Instruction =>
Extract only the first line of the listing and every line after it up to and including the one with "import * as". Omit the pictures.

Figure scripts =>

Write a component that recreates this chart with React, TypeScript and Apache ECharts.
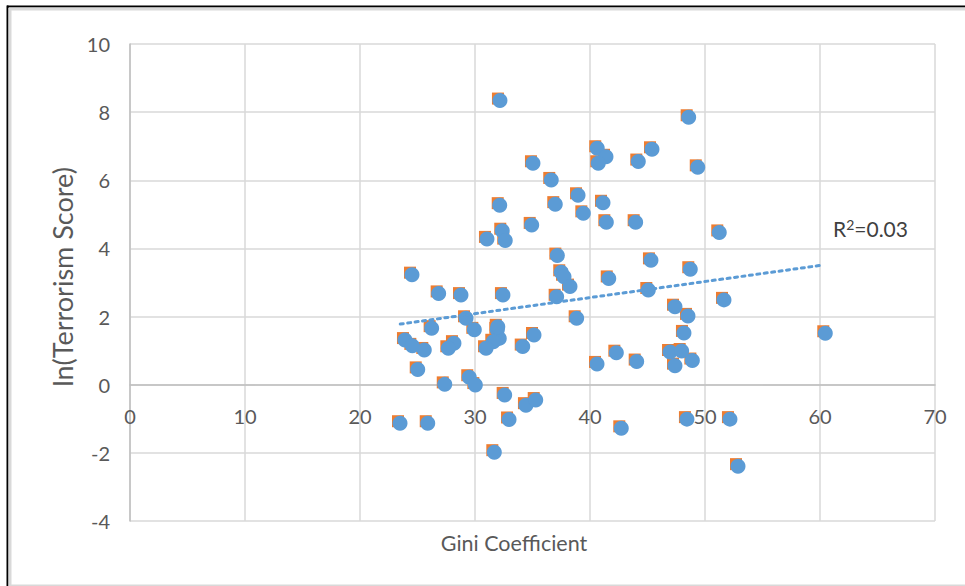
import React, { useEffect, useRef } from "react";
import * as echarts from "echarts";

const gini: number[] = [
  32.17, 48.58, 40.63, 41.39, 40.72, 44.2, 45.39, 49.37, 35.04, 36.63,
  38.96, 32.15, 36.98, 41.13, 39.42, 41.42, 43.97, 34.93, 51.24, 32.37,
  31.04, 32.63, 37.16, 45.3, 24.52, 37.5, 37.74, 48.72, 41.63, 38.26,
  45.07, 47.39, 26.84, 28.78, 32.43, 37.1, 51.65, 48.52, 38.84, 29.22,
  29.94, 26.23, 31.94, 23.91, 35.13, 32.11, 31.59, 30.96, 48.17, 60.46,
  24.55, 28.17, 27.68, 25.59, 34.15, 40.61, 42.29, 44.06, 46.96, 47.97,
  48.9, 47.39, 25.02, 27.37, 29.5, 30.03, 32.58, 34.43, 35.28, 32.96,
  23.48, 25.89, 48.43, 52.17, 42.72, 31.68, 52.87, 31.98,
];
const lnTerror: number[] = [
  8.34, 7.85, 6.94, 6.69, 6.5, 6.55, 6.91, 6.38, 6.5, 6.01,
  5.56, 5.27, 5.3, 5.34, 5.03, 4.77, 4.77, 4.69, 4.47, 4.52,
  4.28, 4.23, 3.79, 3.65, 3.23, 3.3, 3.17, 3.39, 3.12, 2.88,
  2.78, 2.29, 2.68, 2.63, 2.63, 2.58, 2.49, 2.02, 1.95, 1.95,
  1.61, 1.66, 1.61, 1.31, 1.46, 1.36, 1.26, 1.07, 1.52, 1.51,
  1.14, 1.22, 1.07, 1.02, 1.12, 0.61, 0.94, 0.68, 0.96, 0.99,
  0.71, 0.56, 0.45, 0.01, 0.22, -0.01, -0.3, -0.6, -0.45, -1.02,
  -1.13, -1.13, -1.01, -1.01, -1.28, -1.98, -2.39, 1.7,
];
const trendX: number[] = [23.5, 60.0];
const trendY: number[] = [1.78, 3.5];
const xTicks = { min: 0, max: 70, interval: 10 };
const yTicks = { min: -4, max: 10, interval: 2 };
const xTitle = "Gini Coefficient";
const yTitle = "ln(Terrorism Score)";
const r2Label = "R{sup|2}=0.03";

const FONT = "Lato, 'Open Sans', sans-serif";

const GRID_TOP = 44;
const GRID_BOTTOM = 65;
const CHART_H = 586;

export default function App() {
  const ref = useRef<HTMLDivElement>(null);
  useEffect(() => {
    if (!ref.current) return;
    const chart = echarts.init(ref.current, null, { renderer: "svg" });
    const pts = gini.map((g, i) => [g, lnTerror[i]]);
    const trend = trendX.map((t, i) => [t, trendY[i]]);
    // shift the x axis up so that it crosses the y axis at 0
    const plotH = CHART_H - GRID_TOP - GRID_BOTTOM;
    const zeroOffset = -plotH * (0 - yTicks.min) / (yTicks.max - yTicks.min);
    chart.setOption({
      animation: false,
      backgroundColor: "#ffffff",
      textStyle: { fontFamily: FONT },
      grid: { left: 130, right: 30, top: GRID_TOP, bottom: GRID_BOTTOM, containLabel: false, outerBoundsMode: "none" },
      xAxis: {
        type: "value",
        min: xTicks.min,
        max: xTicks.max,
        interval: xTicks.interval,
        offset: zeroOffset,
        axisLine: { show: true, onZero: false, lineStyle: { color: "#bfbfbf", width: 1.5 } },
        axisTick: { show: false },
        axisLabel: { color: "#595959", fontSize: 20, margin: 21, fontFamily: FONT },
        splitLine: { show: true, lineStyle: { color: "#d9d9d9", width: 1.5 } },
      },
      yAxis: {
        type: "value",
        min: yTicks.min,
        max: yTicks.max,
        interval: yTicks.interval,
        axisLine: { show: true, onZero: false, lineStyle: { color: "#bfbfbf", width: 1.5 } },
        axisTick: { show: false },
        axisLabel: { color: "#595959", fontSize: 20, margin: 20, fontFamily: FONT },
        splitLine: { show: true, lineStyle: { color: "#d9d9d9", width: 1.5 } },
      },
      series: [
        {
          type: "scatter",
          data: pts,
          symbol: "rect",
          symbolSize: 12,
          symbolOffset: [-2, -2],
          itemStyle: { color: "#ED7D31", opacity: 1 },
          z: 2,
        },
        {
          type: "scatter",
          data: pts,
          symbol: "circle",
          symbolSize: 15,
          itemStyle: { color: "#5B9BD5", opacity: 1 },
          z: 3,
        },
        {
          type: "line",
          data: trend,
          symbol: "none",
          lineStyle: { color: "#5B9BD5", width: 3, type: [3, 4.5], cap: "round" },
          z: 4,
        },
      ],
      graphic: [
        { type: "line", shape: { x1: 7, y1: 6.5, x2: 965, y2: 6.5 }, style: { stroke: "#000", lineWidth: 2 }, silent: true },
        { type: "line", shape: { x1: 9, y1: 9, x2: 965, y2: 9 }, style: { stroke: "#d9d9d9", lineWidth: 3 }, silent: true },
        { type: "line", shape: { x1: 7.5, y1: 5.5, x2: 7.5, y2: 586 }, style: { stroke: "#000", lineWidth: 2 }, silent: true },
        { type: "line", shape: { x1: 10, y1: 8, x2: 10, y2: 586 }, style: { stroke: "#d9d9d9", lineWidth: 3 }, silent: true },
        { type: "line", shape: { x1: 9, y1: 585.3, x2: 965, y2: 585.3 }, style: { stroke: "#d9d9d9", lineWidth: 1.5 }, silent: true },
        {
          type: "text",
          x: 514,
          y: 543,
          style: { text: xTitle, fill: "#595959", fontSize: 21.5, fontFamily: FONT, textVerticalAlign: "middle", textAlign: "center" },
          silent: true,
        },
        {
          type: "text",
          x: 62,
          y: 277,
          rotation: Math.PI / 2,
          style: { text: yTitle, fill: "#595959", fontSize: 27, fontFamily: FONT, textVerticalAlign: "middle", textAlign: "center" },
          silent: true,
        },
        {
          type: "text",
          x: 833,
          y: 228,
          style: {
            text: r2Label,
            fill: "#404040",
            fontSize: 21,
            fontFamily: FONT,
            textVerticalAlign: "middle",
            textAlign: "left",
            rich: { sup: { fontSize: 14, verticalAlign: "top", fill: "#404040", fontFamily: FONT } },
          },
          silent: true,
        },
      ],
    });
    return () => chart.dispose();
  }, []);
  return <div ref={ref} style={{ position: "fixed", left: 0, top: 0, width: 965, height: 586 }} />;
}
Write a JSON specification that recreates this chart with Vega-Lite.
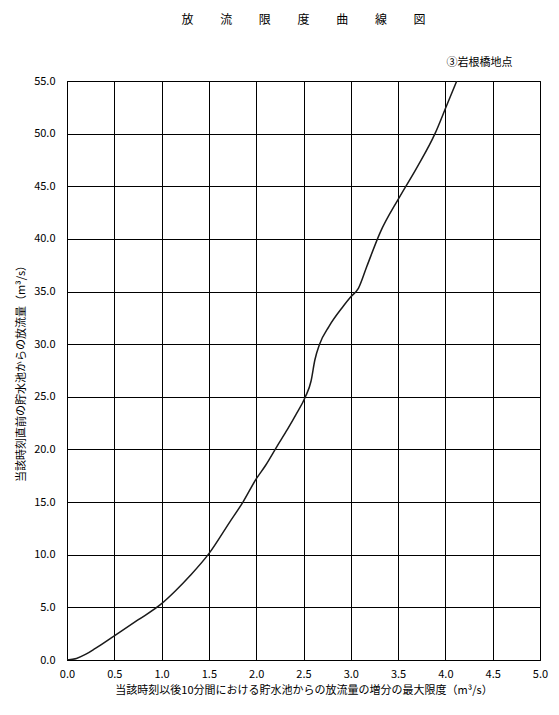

Task output =>
Write a component that recreates this chart with React, TypeScript and Apache ECharts.
import React, { useEffect, useRef } from "react";
import * as echarts from "echarts";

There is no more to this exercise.